BEGIN INFORMATION SHOWN
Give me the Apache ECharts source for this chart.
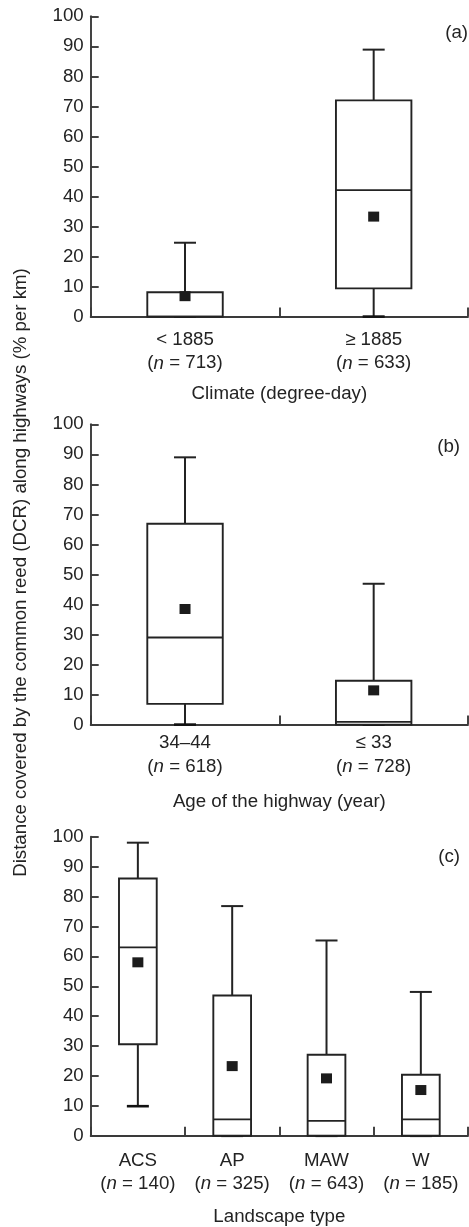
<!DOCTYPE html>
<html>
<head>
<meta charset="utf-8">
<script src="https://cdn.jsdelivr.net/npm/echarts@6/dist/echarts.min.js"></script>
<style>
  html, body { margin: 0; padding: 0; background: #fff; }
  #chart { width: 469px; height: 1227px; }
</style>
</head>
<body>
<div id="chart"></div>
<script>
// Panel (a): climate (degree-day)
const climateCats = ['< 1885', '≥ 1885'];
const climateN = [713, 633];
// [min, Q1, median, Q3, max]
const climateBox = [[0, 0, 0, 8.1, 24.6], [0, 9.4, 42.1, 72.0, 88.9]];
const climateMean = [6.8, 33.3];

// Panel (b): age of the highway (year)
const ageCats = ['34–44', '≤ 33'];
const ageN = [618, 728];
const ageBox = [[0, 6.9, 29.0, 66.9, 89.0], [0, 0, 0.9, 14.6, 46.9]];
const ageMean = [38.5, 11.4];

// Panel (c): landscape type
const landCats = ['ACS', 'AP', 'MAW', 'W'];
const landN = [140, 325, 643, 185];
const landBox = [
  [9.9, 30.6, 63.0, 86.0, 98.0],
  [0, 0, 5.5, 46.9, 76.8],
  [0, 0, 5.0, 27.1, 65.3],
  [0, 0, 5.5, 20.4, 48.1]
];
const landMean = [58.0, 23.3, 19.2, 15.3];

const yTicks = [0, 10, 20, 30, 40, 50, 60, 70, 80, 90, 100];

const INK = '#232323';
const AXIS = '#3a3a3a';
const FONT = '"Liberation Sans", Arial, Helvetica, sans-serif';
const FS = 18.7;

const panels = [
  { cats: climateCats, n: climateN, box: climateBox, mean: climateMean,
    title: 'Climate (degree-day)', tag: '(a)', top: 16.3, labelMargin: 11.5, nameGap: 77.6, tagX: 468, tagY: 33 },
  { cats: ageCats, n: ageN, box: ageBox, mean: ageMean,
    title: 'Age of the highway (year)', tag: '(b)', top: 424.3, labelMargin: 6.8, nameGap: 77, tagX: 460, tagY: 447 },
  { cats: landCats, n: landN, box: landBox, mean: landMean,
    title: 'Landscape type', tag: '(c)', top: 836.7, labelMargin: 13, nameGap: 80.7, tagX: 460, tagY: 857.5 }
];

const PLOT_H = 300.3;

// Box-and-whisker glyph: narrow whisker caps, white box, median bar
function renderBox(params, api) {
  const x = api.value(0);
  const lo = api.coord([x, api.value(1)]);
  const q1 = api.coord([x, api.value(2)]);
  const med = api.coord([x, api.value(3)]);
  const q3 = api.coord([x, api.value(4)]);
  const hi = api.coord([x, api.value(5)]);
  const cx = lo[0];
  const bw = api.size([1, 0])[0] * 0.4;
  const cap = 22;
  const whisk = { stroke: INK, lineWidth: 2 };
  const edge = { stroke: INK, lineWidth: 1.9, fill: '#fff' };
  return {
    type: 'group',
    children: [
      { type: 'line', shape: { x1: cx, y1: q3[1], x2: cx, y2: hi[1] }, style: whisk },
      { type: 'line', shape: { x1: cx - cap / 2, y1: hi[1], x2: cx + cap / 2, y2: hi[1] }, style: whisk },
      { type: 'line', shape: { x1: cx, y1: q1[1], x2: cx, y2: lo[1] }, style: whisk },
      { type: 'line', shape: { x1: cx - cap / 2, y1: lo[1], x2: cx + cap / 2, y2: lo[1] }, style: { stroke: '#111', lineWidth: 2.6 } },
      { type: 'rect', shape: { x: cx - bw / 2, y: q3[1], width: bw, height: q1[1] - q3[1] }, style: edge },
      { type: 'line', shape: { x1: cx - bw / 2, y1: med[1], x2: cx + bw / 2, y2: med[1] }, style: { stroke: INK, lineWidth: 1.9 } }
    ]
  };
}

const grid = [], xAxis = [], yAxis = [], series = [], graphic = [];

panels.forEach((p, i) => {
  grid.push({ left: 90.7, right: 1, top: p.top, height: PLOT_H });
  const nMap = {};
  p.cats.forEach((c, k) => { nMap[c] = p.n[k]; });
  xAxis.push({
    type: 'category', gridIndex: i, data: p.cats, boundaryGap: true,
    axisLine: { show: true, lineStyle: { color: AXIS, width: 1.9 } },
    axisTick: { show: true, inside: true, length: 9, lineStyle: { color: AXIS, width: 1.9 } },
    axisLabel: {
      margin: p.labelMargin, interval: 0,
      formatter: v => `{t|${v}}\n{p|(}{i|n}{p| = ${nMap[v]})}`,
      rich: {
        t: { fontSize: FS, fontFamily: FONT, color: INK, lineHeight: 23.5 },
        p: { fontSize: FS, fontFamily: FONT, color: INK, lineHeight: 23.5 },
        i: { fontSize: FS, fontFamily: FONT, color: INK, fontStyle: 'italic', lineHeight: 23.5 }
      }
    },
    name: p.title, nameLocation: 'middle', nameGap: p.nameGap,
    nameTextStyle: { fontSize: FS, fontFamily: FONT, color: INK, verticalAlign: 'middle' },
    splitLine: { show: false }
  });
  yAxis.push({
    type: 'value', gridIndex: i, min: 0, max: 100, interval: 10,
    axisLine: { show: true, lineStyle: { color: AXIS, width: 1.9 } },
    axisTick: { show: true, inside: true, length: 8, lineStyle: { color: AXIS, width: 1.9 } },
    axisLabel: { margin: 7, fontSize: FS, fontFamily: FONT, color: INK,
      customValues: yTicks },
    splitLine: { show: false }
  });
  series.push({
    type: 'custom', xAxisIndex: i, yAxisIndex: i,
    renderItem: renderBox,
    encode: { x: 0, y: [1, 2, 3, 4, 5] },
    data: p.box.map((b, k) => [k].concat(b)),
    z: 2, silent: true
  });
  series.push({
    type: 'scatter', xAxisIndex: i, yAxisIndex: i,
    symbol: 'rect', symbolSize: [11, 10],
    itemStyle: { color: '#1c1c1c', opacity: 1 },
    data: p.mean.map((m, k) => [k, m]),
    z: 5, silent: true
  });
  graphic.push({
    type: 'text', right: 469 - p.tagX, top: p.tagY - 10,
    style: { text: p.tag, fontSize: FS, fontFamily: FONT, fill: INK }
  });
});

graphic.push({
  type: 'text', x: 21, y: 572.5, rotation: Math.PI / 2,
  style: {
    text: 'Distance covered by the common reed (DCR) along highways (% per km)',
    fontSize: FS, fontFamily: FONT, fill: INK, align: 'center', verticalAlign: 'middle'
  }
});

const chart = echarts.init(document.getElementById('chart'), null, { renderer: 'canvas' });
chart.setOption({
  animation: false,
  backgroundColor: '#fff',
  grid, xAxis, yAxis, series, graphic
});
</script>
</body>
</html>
END INFORMATION SHOWN
* **SET PROBLEM**: Copy the data character for character, but drop all pictures from the copy.

* **RESULT OF THE TASK**:
Give me the Apache ECharts source for this chart.
<!DOCTYPE html>
<html>
<head>
<meta charset="utf-8">
<script src="https://cdn.jsdelivr.net/npm/echarts@6/dist/echarts.min.js"></script>
<style>
  html, body { margin: 0; padding: 0; background: #fff; }
  #chart { width: 469px; height: 1227px; }
</style>
</head>
<body>
<div id="chart"></div>
<script>
// Panel (a): climate (degree-day)
const climateCats = ['< 1885', '≥ 1885'];
const climateN = [713, 633];
// [min, Q1, median, Q3, max]
const climateBox = [[0, 0, 0, 8.1, 24.6], [0, 9.4, 42.1, 72.0, 88.9]];
const climateMean = [6.8, 33.3];

// Panel (b): age of the highway (year)
const ageCats = ['34–44', '≤ 33'];
const ageN = [618, 728];
const ageBox = [[0, 6.9, 29.0, 66.9, 89.0], [0, 0, 0.9, 14.6, 46.9]];
const ageMean = [38.5, 11.4];

// Panel (c): landscape type
const landCats = ['ACS', 'AP', 'MAW', 'W'];
const landN = [140, 325, 643, 185];
const landBox = [
  [9.9, 30.6, 63.0, 86.0, 98.0],
  [0, 0, 5.5, 46.9, 76.8],
  [0, 0, 5.0, 27.1, 65.3],
  [0, 0, 5.5, 20.4, 48.1]
];
const landMean = [58.0, 23.3, 19.2, 15.3];

const yTicks = [0, 10, 20, 30, 40, 50, 60, 70, 80, 90, 100];

const INK = '#232323';
const AXIS = '#3a3a3a';
const FONT = '"Liberation Sans", Arial, Helvetica, sans-serif';
const FS = 18.7;

const panels = [
  { cats: climateCats, n: climateN, box: climateBox, mean: climateMean,
    title: 'Climate (degree-day)', tag: '(a)', top: 16.3, labelMargin: 11.5, nameGap: 77.6, tagX: 468, tagY: 33 },
  { cats: ageCats, n: ageN, box: ageBox, mean: ageMean,
    title: 'Age of the highway (year)', tag: '(b)', top: 424.3, labelMargin: 6.8, nameGap: 77, tagX: 460, tagY: 447 },
  { cats: landCats, n: landN, box: landBox, mean: landMean,
    title: 'Landscape type', tag: '(c)', top: 836.7, labelMargin: 13, nameGap: 80.7, tagX: 460, tagY: 857.5 }
];

const PLOT_H = 300.3;

// Box-and-whisker glyph: narrow whisker caps, white box, median bar
function renderBox(params, api) {
  const x = api.value(0);
  const lo = api.coord([x, api.value(1)]);
  const q1 = api.coord([x, api.value(2)]);
  const med = api.coord([x, api.value(3)]);
  const q3 = api.coord([x, api.value(4)]);
  const hi = api.coord([x, api.value(5)]);
  const cx = lo[0];
  const bw = api.size([1, 0])[0] * 0.4;
  const cap = 22;
  const whisk = { stroke: INK, lineWidth: 2 };
  const edge = { stroke: INK, lineWidth: 1.9, fill: '#fff' };
  return {
    type: 'group',
    children: [
      { type: 'line', shape: { x1: cx, y1: q3[1], x2: cx, y2: hi[1] }, style: whisk },
      { type: 'line', shape: { x1: cx - cap / 2, y1: hi[1], x2: cx + cap / 2, y2: hi[1] }, style: whisk },
      { type: 'line', shape: { x1: cx, y1: q1[1], x2: cx, y2: lo[1] }, style: whisk },
      { type: 'line', shape: { x1: cx - cap / 2, y1: lo[1], x2: cx + cap / 2, y2: lo[1] }, style: { stroke: '#111', lineWidth: 2.6 } },
      { type: 'rect', shape: { x: cx - bw / 2, y: q3[1], width: bw, height: q1[1] - q3[1] }, style: edge },
      { type: 'line', shape: { x1: cx - bw / 2, y1: med[1], x2: cx + bw / 2, y2: med[1] }, style: { stroke: INK, lineWidth: 1.9 } }
    ]
  };
}

const grid = [], xAxis = [], yAxis = [], series = [], graphic = [];

panels.forEach((p, i) => {
  grid.push({ left: 90.7, right: 1, top: p.top, height: PLOT_H });
  const nMap = {};
  p.cats.forEach((c, k) => { nMap[c] = p.n[k]; });
  xAxis.push({
    type: 'category', gridIndex: i, data: p.cats, boundaryGap: true,
    axisLine: { show: true, lineStyle: { color: AXIS, width: 1.9 } },
    axisTick: { show: true, inside: true, length: 9, lineStyle: { color: AXIS, width: 1.9 } },
    axisLabel: {
      margin: p.labelMargin, interval: 0,
      formatter: v => `{t|${v}}\n{p|(}{i|n}{p| = ${nMap[v]})}`,
      rich: {
        t: { fontSize: FS, fontFamily: FONT, color: INK, lineHeight: 23.5 },
        p: { fontSize: FS, fontFamily: FONT, color: INK, lineHeight: 23.5 },
        i: { fontSize: FS, fontFamily: FONT, color: INK, fontStyle: 'italic', lineHeight: 23.5 }
      }
    },
    name: p.title, nameLocation: 'middle', nameGap: p.nameGap,
    nameTextStyle: { fontSize: FS, fontFamily: FONT, color: INK, verticalAlign: 'middle' },
    splitLine: { show: false }
  });
  yAxis.push({
    type: 'value', gridIndex: i, min: 0, max: 100, interval: 10,
    axisLine: { show: true, lineStyle: { color: AXIS, width: 1.9 } },
    axisTick: { show: true, inside: true, length: 8, lineStyle: { color: AXIS, width: 1.9 } },
    axisLabel: { margin: 7, fontSize: FS, fontFamily: FONT, color: INK,
      customValues: yTicks },
    splitLine: { show: false }
  });
  series.push({
    type: 'custom', xAxisIndex: i, yAxisIndex: i,
    renderItem: renderBox,
    encode: { x: 0, y: [1, 2, 3, 4, 5] },
    data: p.box.map((b, k) => [k].concat(b)),
    z: 2, silent: true
  });
  series.push({
    type: 'scatter', xAxisIndex: i, yAxisIndex: i,
    symbol: 'rect', symbolSize: [11, 10],
    itemStyle: { color: '#1c1c1c', opacity: 1 },
    data: p.mean.map((m, k) => [k, m]),
    z: 5, silent: true
  });
  graphic.push({
    type: 'text', right: 469 - p.tagX, top: p.tagY - 10,
    style: { text: p.tag, fontSize: FS, fontFamily: FONT, fill: INK }
  });
});

graphic.push({
  type: 'text', x: 21, y: 572.5, rotation: Math.PI / 2,
  style: {
    text: 'Distance covered by the common reed (DCR) along highways (% per km)',
    fontSize: FS, fontFamily: FONT, fill: INK, align: 'center', verticalAlign: 'middle'
  }
});

const chart = echarts.init(document.getElementById('chart'), null, { renderer: 'canvas' });
chart.setOption({
  animation: false,
  backgroundColor: '#fff',
  grid, xAxis, yAxis, series, graphic
});
</script>
</body>
</html>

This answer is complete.